Systematic hazard analysis — hazard, hazardous situation, harm chain — with p1/p2 probability and severity estimates referenced to the Risk Management Plan acceptance matrix.
Normal-condition hazards must be included; “reasonably foreseeable misuse” is now a defined term requiring explicit hazard identification beyond fault conditions.
Pre-control estimation — risk scores must reflect uncontrolled hazardous situations; estimates done after controls are applied are routinely rejected.
Maps to
ISO 14971: §5.4 Identification of hazards and hazardous situations
ISO 13485: §7.1 Planning of product realization
Pre-QMSR Part 820 (legacy QSR): §820.30(g) Design validation.
Requirement text
The manufacturer shall identify and document known and foreseeable hazards associated with the medical device based on the intended use, reasonably foreseeable misuse and the characteristics related to safety in both normal and fault conditions, then estimate the probability of harm occurrence and the severity of that harm for each hazardous situation.
Why this clause exists
The conceptual distinction between a hazard, a hazardous situation, and a harm is not pedantic — it is the mechanism by which risk estimation becomes defensible rather than arbitrary. A manufacturer who conflates "needle" (hazard) with "needlestick injury" (harm) skips the intermediate step of the hazardous situation, and therefore cannot separately estimate the probability that the hazard leads to exposure versus the probability that exposure leads to injury. ISO 14971 clause 5.4 requires the full three-element chain because each link has a different probability that can be influenced by different control measures. The additional requirement to analyze normal-condition hazards reflects lessons drawn from incidents where devices performed as designed yet still caused harm — an inherently sharp edge or an electromagnetic emission that exists in normal operation presents a real hazard regardless of whether a fault has occurred. Without systematic analysis spanning both normal and fault conditions, hazard identification is structurally incomplete.
What changed
ISO 14971:2019 was a major revision reorganizing the standard from 9 to 10 clauses and moving extensive guidance material into a separate technical report (ISO/TR 24971:2020), making normative requirements clearer and more auditable.
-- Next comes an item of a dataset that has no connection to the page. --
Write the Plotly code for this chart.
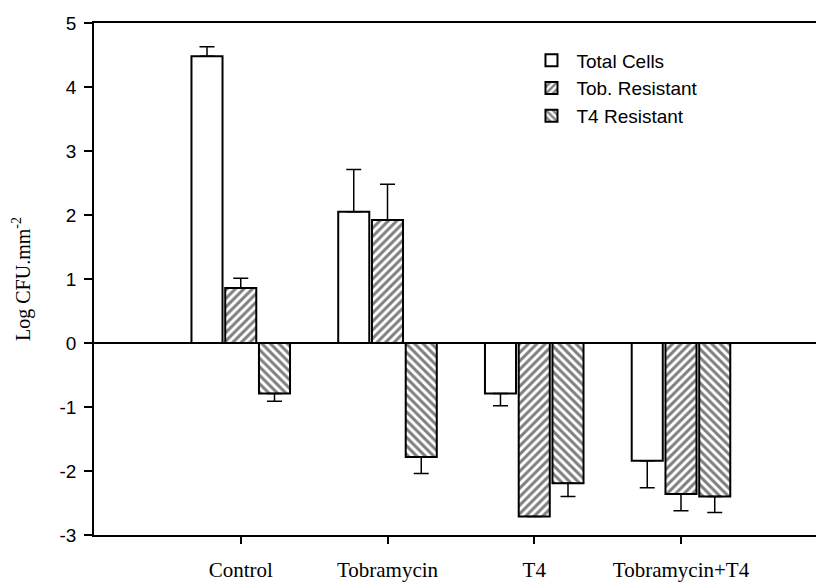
import plotly.graph_objects as go

categories = ["Control", "Tobramycin", "T4", "Tobramycin+T4"]
series_names = ["Total Cells", "Tob. Resistant", "T4 Resistant"]
total_cells = [4.48, 2.05, -0.79, -1.84]
total_cells_err = [0.15, 0.66, 0.19, 0.42]
tob_resistant = [0.86, 1.92, -2.71, -2.36]
tob_resistant_err = [0.15, 0.56, 0.0, 0.26]
t4_resistant = [-0.79, -1.78, -2.19, -2.40]
t4_resistant_err = [0.12, 0.26, 0.21, 0.25]
y_ticks = [-3, -2, -1, 0, 1, 2, 3, 4, 5]
y_tick_labels = ["-3", "-2", "-1", "0", "1", "2", "3", "4", "5"]

values = [total_cells, tob_resistant, t4_resistant]
errors = [total_cells_err, tob_resistant_err, t4_resistant_err]
patterns = ["", "/", "\\"]

fig = go.Figure()
for name, vals, errs, pat in zip(series_names, values, errors, patterns):
    plus = [e if v >= 0 else 0 for v, e in zip(vals, errs)]
    minus = [e if v < 0 else 0 for v, e in zip(vals, errs)]
    fig.add_trace(go.Bar(
        x=categories, y=vals, name=name,
        marker=dict(color="white", line=dict(color="black", width=2),
                    pattern=dict(shape=pat, fgcolor="black", bgcolor="white",
                                 size=6, solidity=0.5)),
        error_y=dict(type="data", symmetric=False, array=plus, arrayminus=minus,
                     color="black", thickness=1.5, width=7.5),
    ))

fig.update_layout(
    width=816, height=582,
    paper_bgcolor="white", plot_bgcolor="white",
    margin=dict(l=94, r=0, t=23, b=47),
    barmode="group", bargap=0.31, bargroupgap=0.08,
    hovermode=False,
    showlegend=True,
    legend=dict(x=0.599, y=0.964, xanchor="left", yanchor="top",
                font=dict(family="Liberation Sans, Arial", size=19, color="black"),
                bgcolor="rgba(0,0,0,0)", itemwidth=40),
    xaxis=dict(type="category", range=[-1.0, 3.92], automargin=False,
               showline=True, linecolor="black", linewidth=1.5, mirror=True,
               ticks="outside", ticklen=7, tickwidth=1.5, tickcolor="black",
               ticklabelstandoff=8,
               tickfont=dict(family="Liberation Serif, Times New Roman", size=21, color="black"),
               showgrid=False, zeroline=False),
    yaxis=dict(range=[-3, 5], tickvals=y_ticks, ticktext=y_tick_labels, automargin=False,
               showline=True, linecolor="black", linewidth=1.5,
               ticks="outside", ticklen=8, tickwidth=1.5, tickcolor="black",
               ticklabelstandoff=4,
               tickfont=dict(family="Liberation Sans, Arial", size=19, color="black"),
               showgrid=False, zeroline=True, zerolinecolor="black", zerolinewidth=1.5,
               title=dict(text="Log CFU.mm<sup>-2</sup>", standoff=24,
                          font=dict(family="Liberation Serif, Times New Roman", size=20, color="black"))),
)

# remove the page's default body margin so the 816x582 figure fills the window exactly
fig.write_html("out.html",
               config={"displayModeBar": False},
               post_script="document.body.style.margin='0';document.body.style.overflow='hidden';")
The most significant change was replacing ALARP (As Low As Reasonably Practicable) with AFAP (As Far As Possible), removing the ability to use economic cost as a primary justification for not implementing a risk control. The standard introduced explicit benefit-risk analysis requirements — three new definitions were added (benefit, reasonably foreseeable misuse, state of the art) and the required conclusion shifted from 'risks are acceptable' to 'benefits outweigh residual risks.' Risk acceptability criteria must now be established and documented in the risk management plan before risk analysis begins.
Post-production requirements (Clause 10) were substantially expanded into four sub-clauses (Establish, Collect, Review, Act), mandating active collection and review of post-market data rather than passive complaint handling. The overall residual risk evaluation (Clause 8) was enhanced to require aggregate assessment of all residual risks combined, considering synergistic effects where multiple low risks may create new high-risk situations. Clause 4.3 shifted emphasis from personnel qualifications to demonstrated competence. ISO/TR 24971:2020 (informative companion) adds Annex G (cybersecurity risk management) and Annex H (legacy device risk file remediation).
Common gaps (what we see in audits)
- Hazard identification scope incomplete — Hazard identification must systematically cover design, materials, manufacturing, user interaction, environmental factors, intended use, AND reasonably foreseeable misuse. Teams often focus on technical failure modes and miss hazards arising from foreseeable human behavior, use environments, and normal-condition hazards where the device functions as designed but is inherently hazardous.
- Risk estimation done after controls, not before — Teams estimate risk in the context of their complete system with controls in place, rather than evaluating inherent risk first. Risk evaluation must be based on what could happen without controls — control effectiveness is evaluated separately during risk control verification.